First responders are placed in so many challenging situations that impact their faith. The National Center for Chaplain Development, a nonprofit organization, provides support and emotional assistance.
“I will look with favor on the faithful in the land, so that they may live with me; whoever walks in the way that is blameless shall minister to me.” —Psalm 101:6
Ken Schlenker, founder of the center, explains, “What we are trying to do is equip people to come alongside our first-responder community. They are our modern day warriors, the heroes of today. We are trying to be first responders to the first responders.”

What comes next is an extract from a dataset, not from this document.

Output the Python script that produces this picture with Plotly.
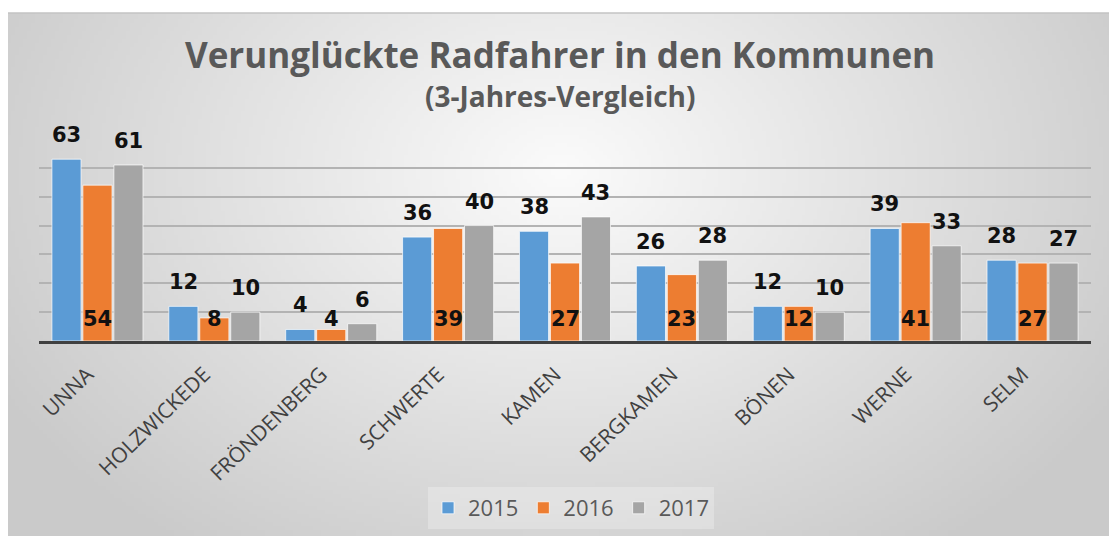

Larry Grihalva with the California State Firefighters Association said, “I wish I had this 20 years ago. How do you tell someone their loved one has died? It’s a very difficult thing and we’re not really trained what to say and what not to say. That not only helps us in our patient care, but it makes ourselves healthy when we go home to our families, so we don’t take the stress home with us.”
“Other people don’t understand what we go through. So, I thought if I have something to offer, I need to use that to help the others, and that was really my motivation,” stated Tricia Higgins of the Chino Valley Fire District.
Ken Schlenker added, “We need to get in the situation as soon as we possibly can, as close to the scene as happens, with brief and simple interventions that can provide hope to the person, to give them the ability to decompress.”
Receiving spiritual help, as well as giving it when needed, is an important part of service. Stay open to both, so you can continue to grow and to give.
LORD GOD, as You pour into me, I can pour out to others. Help me to constantly look to You and to those who spiritually support me, as I also look for places to help others.